46条各号該当の効果
(令和5年司法試験民事系第3問)

1.今年の民訴設問3課題2で、46条3号該当事由があること、同号は補助参加人が援用する場面では適用がないと考えるべきことについては、予備校等の解説でも説明があることでしょう。もっとも、同号該当の効果については、ほとんど説明がないのではないかと思います。

2.同条各号に該当する場合について、条文の文言を素直に読むと、参加的効力自体が発生しないとみえます。

(参照条文)民訴法46条(補助参加人に対する裁判の効力)
 補助参加に係る訴訟の裁判は、次に掲げる場合を除き、補助参加人に対してもその効力を有する
 一 前条第1項ただし書の規定により補助参加人が訴訟行為をすることができなかったとき。
 二 前条第2項の規定により補助参加人の訴訟行為が効力を有しなかったとき。
 三 被参加人が補助参加人の訴訟行為を妨げたとき。
 四 被参加人が補助参加人のすることができない訴訟行為を故意又は過失によってしなかったとき。

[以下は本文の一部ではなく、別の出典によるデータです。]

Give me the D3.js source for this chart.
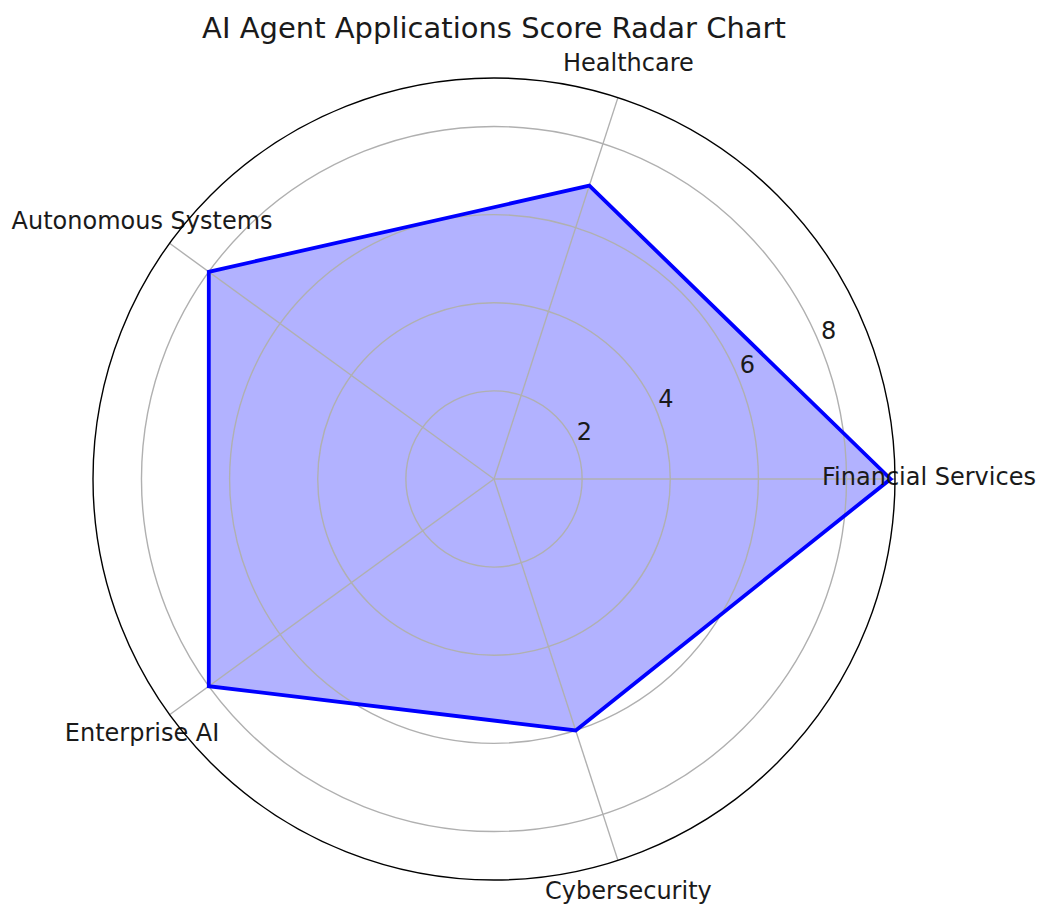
<!DOCTYPE html>
<html><head><meta charset="utf-8">
<script src="https://cdn.jsdelivr.net/npm/d3@7"></script>
<style>body{margin:0;background:#fff}svg{display:block}text{font-family:"DejaVu Sans",sans-serif;fill:#1a1a1a}</style>
</head><body>
<svg id="c" width="1040" height="905"></svg>
<script>
const categories = ["Financial Services","Healthcare","Autonomous Systems","Enterprise AI","Cybersecurity"];
const scores = [9, 7, 8, 8, 6];
const radialTicks = [2, 4, 6, 8];
const title = "AI Agent Applications Score Radar Chart";

const svg = d3.select("#c");
const cx = 494, cy = 479, R = 401;
const r = d3.scaleLinear().domain([0, 9.1]).range([0, R]);
const ang = d3.scaleLinear().domain([0, categories.length]).range([0, 2*Math.PI]);
const pt = (a, rad) => [cx + rad*Math.cos(a), cy - rad*Math.sin(a)];

const g = svg.append("g");
const pts = scores.map((v,i) => pt(ang(i), r(v)));
// fill
g.append("polygon").attr("points", pts.map(p => p.join(",")).join(" "))
  .attr("fill","rgba(0,0,255,0.3)").attr("stroke","none");
// grid circles
g.selectAll("circle.grid").data(radialTicks).join("circle")
  .attr("cx", cx).attr("cy", cy).attr("r", d => r(d))
  .attr("fill","none").attr("stroke","#b0b0b0").attr("stroke-width",1.4);
// spokes
g.selectAll("line.spoke").data(categories).join("line")
  .attr("x1", cx).attr("y1", cy)
  .attr("x2", (d,i) => pt(ang(i), R)[0]).attr("y2", (d,i) => pt(ang(i), R)[1])
  .attr("stroke","#b0b0b0").attr("stroke-width",1.4);
// outline
g.append("polygon").attr("points", pts.map(p => p.join(",")).join(" "))
  .attr("fill","none").attr("stroke","#0000ff").attr("stroke-width",3.8)
  .attr("stroke-linejoin","miter");
// radial labels
const rl = 22.5*Math.PI/180;
g.selectAll("text.rl").data(radialTicks).join("text")
  .attr("x", d => pt(rl, r(d))[0] + 9).attr("y", d => pt(rl, r(d))[1] - 13)
  .attr("text-anchor","middle").attr("dominant-baseline","central")
  .attr("font-size", 24).text(d => d);
// category labels
g.selectAll("text.cat").data(categories).join("text")
  .attr("x", (d,i) => pt(ang(i), R + 34)[0]).attr("y", (d,i) => pt(ang(i), R + 34)[1] - 2)
  .attr("text-anchor","middle").attr("dominant-baseline","central")
  .attr("font-size", 24).text(d => d);
// outer spine
g.append("circle").attr("cx",cx).attr("cy",cy).attr("r",R)
  .attr("fill","none").attr("stroke","#000").attr("stroke-width",1.4);
// title
svg.append("text").attr("x", cx).attr("y", 38).attr("text-anchor","middle")
  .attr("font-size", 29).text(title);
</script>
</body></html>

 「次に掲げる場合を除き、効力を有する。」というのだから、「次に掲げる場合には、効力を有しない。」と読むのが素直なところ。このような読み方も成立しないわけではなくて、例えば、「各号該当事由がある場合には、被参加人と補助参加人の協力関係が破壊されているといえるので、敗訴責任分担の趣旨が妥当せず、参加的効力はおよそ生じない。」という理由によって説明することが可能です。このように考える場合、本問では、「46条3号の事由があるから参加的効力が発生しなさそうだけど、補助参加人が援用する場面では同号の適用がないから発生するよ。」という説明になる。当サイトの参考答案(その1)は、この立場を前提としています。

(参考答案(その1)より引用)

(1)Zは前訴に補助参加し、免除の事実を証明するためにZ自身の証人尋問の申出をした。しかし、Yはこれを撤回した。YはZの訴訟行為を妨げたといえ、参加的効力が生じないとみえる(46条3号)。
 しかし、同号は、前訴の補助参加人に対して被参加人が参加的効力を援用する構図を前提とする。しかし、本件では前訴である本件訴訟の補助参加人が被参加人に対して前訴確定判決の参加的効力を援用する珍しい構図になっているから、同号は適用されない。
 以上から、参加的効力が生じる。

(引用終わり)

3.上記2の考え方は文言に忠実ではあるものの、たった1つの事項について各号該当事由があれば、それだけで参加的効力が全く生じなくなってしまう。オール・オア・ナッシングな感じで柔軟さに欠けるきらいがあります。ある事項について各号該当事由があった場合には、その事項についてだけ参加的効力が及ばないとすれば足りるのではないか。そう考えると、同条各号は参加的効力の発生障害を定めたものではなく、参加的効力が及ぶ範囲を規律するものだ、という考え方になる。このように考える場合、本問では、まず、参加的効力の発生の可否の文脈では、「46条3号の事由があるから参加的効力が発生しなさそうだけど、同号はそもそも発生するかの問題じゃないよ。」と説明した上で、参加的効力の範囲の文脈で、「46条3号の事由があるから免除の主張には参加的効力が及ばなそうだけど、補助参加人が援用する場面では同号の適用がないから及ぶよ。」と説明することになります。当サイトの参考答案(その2)は、この立場を前提としています。

(参考答案(その2)より引用)

(1)前記1(4)アのとおり、YがZの訴訟行為を妨げたから、参加的効力が生じない(46条3号)とみえる。
 しかし、同条各号の趣旨は、敗訴責任を分担させることが公平でない場合を参加的効力の範囲から除外する点にある。
 したがって、同号の事由の有無は、参加的効力の発生を妨げない。

 (中略)

イ.もっとも、免除の事実による甲債権消滅に限っては、前記1(4)アのとおり、YがZの訴訟行為を妨げたから、46条3号の事由があり、参加的効力が排除されるのではないか。
 同条各号は、被参加人が援用する典型場面を想定して、補助参加人の従属性ゆえに敗訴責任を分担させるべきでない場合を列挙したにすぎない。
 したがって、補助参加人から援用する本件には適用がない。

(引用終わり)

 この点は、答案の点数を左右するものではありませんが、論述する際の論点の位置付けに影響することから、説明をしておきました。